Creating Multiple Streams of Income
- Buy Your House. If you can, buy a cheap one, one which won’t require you to pay more than 20% of your income for the mortgage payments. Buying a house is tough. You’ve got to work on your credit, and you’ve got to save up for a down payment. But once you’ve achieved these goals, you can buy the thing. And after that, life gets a whole lot easier. When you pay your mortgage, you are paying yourself, because every payment gets saved as equity. That’s money you’d get to keep if you sold the house. This isn’t really residual income, but I’m just getting started. Once you’ve bought your house and worked your way into a stable financial situation, think about buying another. If you can take on a second mortgage for an investment property, then get someone to rent out the property for more than you pay monthly on the mortgage, you’ll be making real passive income. This process can be replicated as many times as you can handle, each time earning you money that you don’t have to expel much effort to earn. Hire a property management company and make the profit truly passive.
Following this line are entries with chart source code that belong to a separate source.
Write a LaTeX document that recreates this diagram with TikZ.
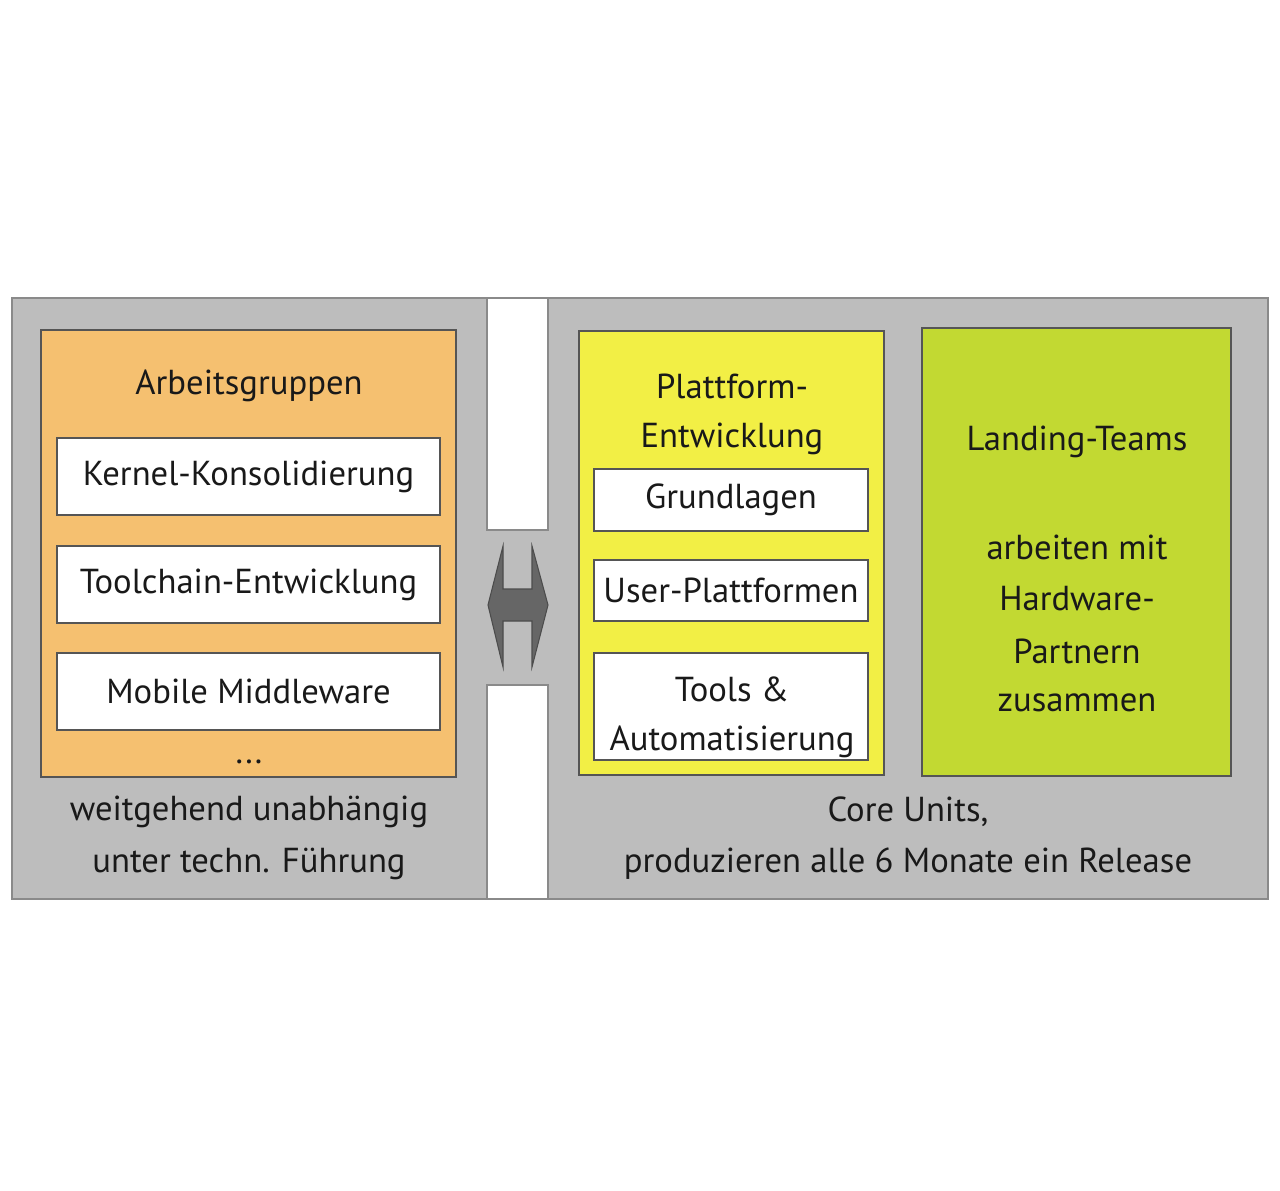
\documentclass[tikz,border=0pt]{standalone}
\usepackage{fontspec}
\setmainfont{PT Sans}
\usetikzlibrary{fit}
\definecolor{bggray}{HTML}{BDBDBD}
\definecolor{edgegray}{HTML}{8A8A8A}
\definecolor{darkedge}{HTML}{555555}
\definecolor{orangefill}{HTML}{F5C070}
\definecolor{yellowfill}{HTML}{F2EF45}
\definecolor{greenfill}{HTML}{C2D932}
\definecolor{arrowfill}{HTML}{666666}
\tikzset{
  panel/.style={inner sep=0pt, draw=edgegray, line width=1.5pt, fill=bggray},
  gapbox/.style={inner sep=0pt, draw=edgegray, line width=1.5pt, fill=white},
  colbox/.style={inner sep=0pt, draw=darkedge, line width=1.5pt},
  wbox/.style={inner sep=0pt, draw=darkedge, line width=1.5pt, fill=white},
  txt/.style={font=\fontsize{26}{31}\selectfont, inner sep=0pt, anchor=center, text=black!90},
}
\begin{document}
\begin{tikzpicture}[x=0.75pt,y=-0.75pt]
\useasboundingbox[fill=white] (0,0) rectangle (1280,1190);
% background panels
\node[panel, fit={(12,298) (1268,899)}] (bg) {};
\node[gapbox, fit={(487,298) (548,530)}] (gaptop) {};
\node[gapbox, fit={(487,685) (548,899)}] (gapbot) {};
% double arrow
\filldraw[fill=arrowfill, draw=black!70, line width=0.8pt, line join=miter]
  (488,605) -- (503,546) -- (503,589) -- (532,589) -- (532,546) -- (548,605)
  -- (532,667) -- (532,621) -- (503,621) -- (503,667) -- cycle;
% left orange group
\node[colbox, fill=orangefill, fit={(41,330) (456,777)}] (arb) {};
\node[txt] (arbt) at (249,386) {Arbeitsgruppen};
\node[wbox, fit={(57,438) (440,515)}] (kern) {};
\node[txt] at (kern) {Kernel-Konsolidierung};
\node[wbox, fit={(57,546) (440,623)}] (tool) {};
\node[txt] at (tool) {Toolchain-Entwicklung};
\node[wbox, fit={(57,653) (440,730)}] (mob) {};
\node[txt] at (mob) {Mobile Middleware};
\node[txt] (dots) at (249,762) {...};
\node[txt] (lcap1) at (249,812) {weitgehend unabhängig};
\node[txt] (lcap2) at (249,864) {unter techn. Führung};
% yellow group
\node[colbox, fill=yellowfill, fit={(579,331) (884,775)}] (plat) {};
\node[txt] (platt1) at (732,386) {Plattform-};
\node[txt] (platt2) at (732,439) {Entwicklung};
\node[wbox, fit={(594,469) (868,531)}] (grund) {};
\node[txt] at (grund) {Grundlagen};
\node[wbox, fit={(594,560) (868,621)}] (user) {};
\node[txt] at (user) {User-Plattformen};
\node[wbox, fit={(594,653) (868,760)}] (tools) {};
\node[txt] (toolsa) at (732,689) {Tools \&};
\node[txt] (toolsb) at (732,742) {Automatisierung};
% green group
\node[colbox, fill=greenfill, fit={(922,328) (1231,776)}] (land) {};
\node[txt] (land1) at (1077,442) {Landing-Teams};
\node[txt] (land2) at (1077,547) {arbeiten mit};
\node[txt] (land3) at (1077,599) {Hardware-};
\node[txt] (land4) at (1077,651) {Partnern};
\node[txt] (land5) at (1077,703) {zusammen};
% bottom right caption
\node[txt] (rcap1) at (908,812) {Core Units,};
\node[txt] (rcap2) at (908,864) {produzieren alle 6 Monate ein Release};
\end{tikzpicture}
\end{document}
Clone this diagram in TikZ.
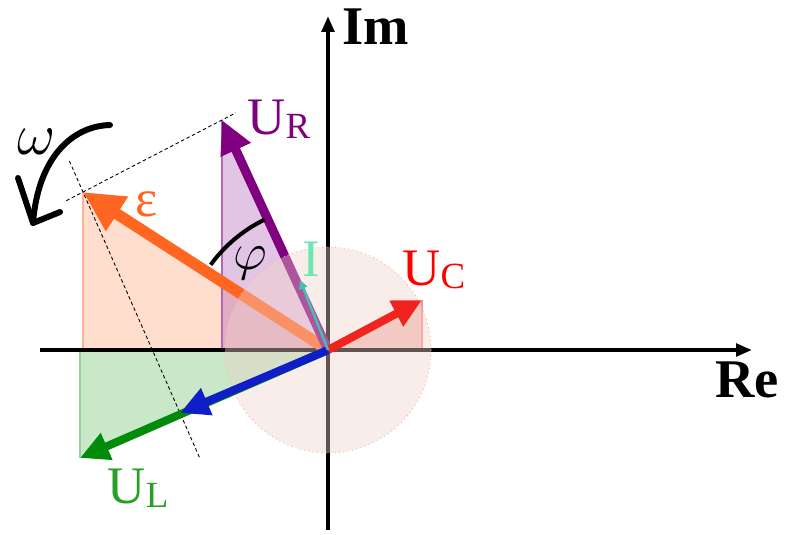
\documentclass[tikz,border=0pt]{standalone}
\usepackage{fontspec}
\setmainfont{Liberation Serif}
\usetikzlibrary{arrows.meta}
\usetikzlibrary{calc}

\definecolor{urcol}{RGB}{128,0,128}
\definecolor{epscol}{RGB}{255,102,34}
\definecolor{uccol}{RGB}{240,35,30}
\definecolor{blucol}{RGB}{15,30,200}
\definecolor{ulcol}{RGB}{0,140,10}
\definecolor{icol}{RGB}{70,190,180}
\definecolor{ilabcol}{RGB}{110,230,180}
\definecolor{ullabcol}{RGB}{40,160,40}
\definecolor{epsfillcol}{RGB}{255,222,205}
\definecolor{urfillcol}{RGB}{160,60,170}
\definecolor{ucfillcol}{RGB}{235,140,130}
\definecolor{ulfillcol}{RGB}{200,232,200}
\definecolor{circcol}{RGB}{240,210,200}
\definecolor{circline}{RGB}{255,170,170}

\newcommand{\vsub}[1]{{\fontsize{21}{21}\selectfont\raisebox{-2pt}{#1}}}

\begin{document}
\begin{tikzpicture}[
    x=0.2mm, y=-0.2mm,
    every node/.style={inner sep=0pt, font=\fontsize{30}{30}\selectfont},
  vec/.style={line width=#1, -{Triangle[length=0pt 3.6, width=0pt 3.4]}},
  axis/.style={line width=2.2pt, -{Triangle[length=9pt, width=7pt]}},
  guide/.style={line width=0.5pt, dash pattern=on 2pt off 1.5pt},
  ]
\useasboundingbox (0,0) rectangle (790,534);

  \coordinate (O)   at (328,350);
  \coordinate (ur)  at (222,120);
  \coordinate (eps) at (83,192);
  \coordinate (uc)  at (422,300);
  \coordinate (ucl) at (180,413);
  \coordinate (ul)  at (80,458);
  \coordinate (i)   at (300,280);
  \coordinate (reA) at (40,350);
  \coordinate (reB) at (752,350);
  \coordinate (imA) at (328,530);
  \coordinate (imB) at (328,16);
  \coordinate (om1) at (110,125);
  \coordinate (om2) at (72,126);
  \coordinate (om3) at (38,158);
  \coordinate (om4) at (33,223);
  \coordinate (omL) at (18,178);
  \coordinate (omR) at (60,212);

  % shaded triangles
  \fill[epsfillcol] (O) -- (eps |- O) -- (eps) -- cycle;
  \draw[epscol!50, line width=0.6pt] (eps |- O) -- (eps);
  \fill[ulfillcol] (O) -- (ul |- O) -- (ul) -- cycle;
  \draw[ulcol!40, line width=0.6pt] (ul |- O) -- (ul);
  \fill[urfillcol, fill opacity=0.3] (O) -- (ur |- O) -- (ur) -- cycle;
  \draw[urcol!60, line width=0.6pt] (ur |- O) -- (ur);
  \fill[ucfillcol, fill opacity=0.5] (O) -- (uc |- O) -- (uc) -- cycle;
  \draw[uccol!50, line width=0.6pt] (uc |- O) -- (uc);

  \draw[axis] (reA) -- (reB);
  \draw[axis] (imA) -- (imB);

  \draw[guide] ($(eps)!-0.12!(ur)$) -- ($(ur)!-0.1!(eps)$);
  \draw[guide] ($(eps)!-0.14!(ucl)$) -- ($(ucl)!-0.2!(eps)$);

  \draw[vec=6.4pt, epscol] (O) -- (eps);
  \draw[vec=5.2pt, urcol] (O) -- (ur);

  \fill[circcol, fill opacity=0.4] (O) circle[radius=20.6mm];
  \draw[circline, line width=0.5pt, dotted] (O) circle[radius=20.6mm];

  \draw[vec=4.6pt, ulcol] (O) -- (ul);
  \draw[vec=4.6pt, blucol] (O) -- (ucl);
  \draw[vec=4.6pt, uccol] (O) -- (uc);
  \draw[vec=1.4pt, icol] (O) -- (i);

  \draw[line width=2.3pt] ([shift={(144:29mm)}]O) arc[start angle=144, end angle=116, radius=29mm];
  \draw[line width=3.4pt, line cap=round] (om1) .. controls (om2) and (om3) .. (om4);
  \draw[line width=3.4pt, line cap=round, line join=round] (omL) -- (om4) -- (omR);

  \node[font=\fontsize{31}{31}\selectfont\bfseries] (imlab) at (376,27) {Im};
  \node[font=\fontsize{31}{31}\selectfont\bfseries] (relab) at (747,380) {Re};
  \node[text=urcol] (urlab) at (279,119) {U\vsub{R}};
  \node[text=red] (uclab) at (434,270) {U\vsub{C}};
  \node[text=ullabcol] (ullab) at (138,488) {U\vsub{L}};
  \node[text=ilabcol] (ilab) at (311,259) {I};
  \node[text=epscol] (epslab) at (147,204) {ε};
  \node (philab) at (250,263) {\scalebox{1.2}{$\varphi$}};
  \node (omlab) at (37,142) {\scalebox{1.35}{$\omega$}};

  \end{tikzpicture}
\end{document}
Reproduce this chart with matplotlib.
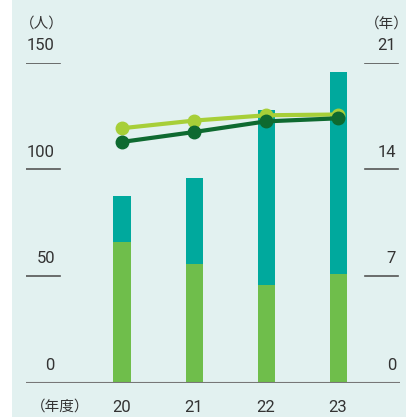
import matplotlib
matplotlib.use('Agg')
import matplotlib.pyplot as plt
from matplotlib.patches import Rectangle

# data
years = ['20', '21', '22', '23']
bar_lower = [66, 55.5, 46, 51]
bar_upper = [21.5, 40.5, 82, 94.5]
line_light = [16.7, 17.2, 17.55, 17.6]
line_dark = [15.8, 16.45, 17.15, 17.35]
left_ticks = [0, 50, 100, 150]
right_ticks = [0, 7, 14, 21]

TEAL = '#00a99d'
GREEN = '#6fbe4b'
LIGHT = '#a7cf38'
DARK = '#0e6a30'
BG = '#e2f1f0'
TXT = '#333333'

plt.rcParams['font.family'] = ['Roboto', 'Noto Sans CJK JP', 'DejaVu Sans']

W = 417
fig = plt.figure(figsize=(4.17, 4.17), dpi=100)
fig.patches.append(Rectangle((12 / W, 0), (406 - 12) / W, 1, transform=fig.transFigure,
                             facecolor=BG, edgecolor='none', zorder=-10))

# axes spans baseline x 26..400 px, y 382.7 (0) .. 62.7 (150)
ax = fig.add_axes([26 / W, (W - 382.7) / W, 374 / W, 320 / W])
ax.patch.set_alpha(0)
x = list(range(len(years)))
ax.set_xlim((26 - 122) / 72, (400 - 122) / 72)
ax.set_ylim(0, 150)
bw = 17 / 72
ax.bar(x, bar_lower, width=bw, color=GREEN, zorder=2)
ax.bar(x, bar_upper, bottom=bar_lower, width=bw, color=TEAL, zorder=2)
ax.axis('off')
ax.axhline(0, color='#777777', linewidth=1.5, zorder=3)

for t in left_ticks[1:]:
    ax.axhline(t, xmin=0, xmax=34 / 374, color='#555555', linewidth=1.2)
for t in left_ticks:
    ax.text((55 - 122) / 72, t + 4.5, str(t), ha='right', va='bottom',
            fontsize=12, color=TXT)
for t in right_ticks[1:]:
    ax.axhline(t / 21 * 150, xmin=(365 - 26) / 374, xmax=(398 - 26) / 374,
               color='#555555', linewidth=1.2)
for t in right_ticks:
    ax.text((396 - 122) / 72, t / 21 * 150 + 4.5, str(t), ha='right', va='bottom',
            fontsize=12, color=TXT)

for i, y in enumerate(years):
    ax.text(i, -8, y, ha='center', va='top', fontsize=12, color=TXT)
ax.text((60 - 122) / 72, -8, '（年度）', ha='center', va='top', fontsize=10.5, color=TXT)
ax.text((42 - 122) / 72, 165, '（人）', ha='center', va='bottom', fontsize=10.5, color=TXT)
ax.text((387 - 122) / 72, 165, '（年）', ha='center', va='bottom', fontsize=10.5, color=TXT)

ax2 = ax.twinx()
ax2.set_ylim(0, 21)
ax2.axis('off')
ax2.plot(x, line_light, color=LIGHT, linewidth=3, marker='o', markersize=9, zorder=4)
ax2.plot(x, line_dark, color=DARK, linewidth=3, marker='o', markersize=9, zorder=5)

fig.savefig('out.png', dpi=100, facecolor='white')
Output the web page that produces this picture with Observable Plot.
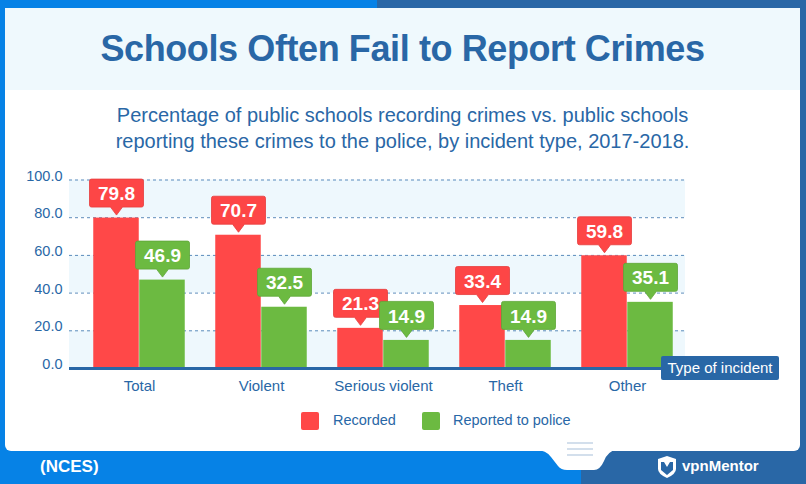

- Hobby Investing. Day trading has been reinvigorated by the Internet. Day trading forms like Forex and CFD trading have found a new generation of users, and you can be among them. CFD, for instance, lets you trade on the value behaviors of different financial products, without actually owning the underlying asset. Your dividends will depend on how much you invest and how well you anticipate value changes. It’s an addictive process, but one which requires a lot of skill. Play it like a game, bank on it like a traditional investment, and you’ll make big dividends in no time.
These are just two methods, but there are many others which are closely related. If you research these, you’ll see how many other residual investment forms are interrelated, and soon you’ll be making money even when you’re not at work.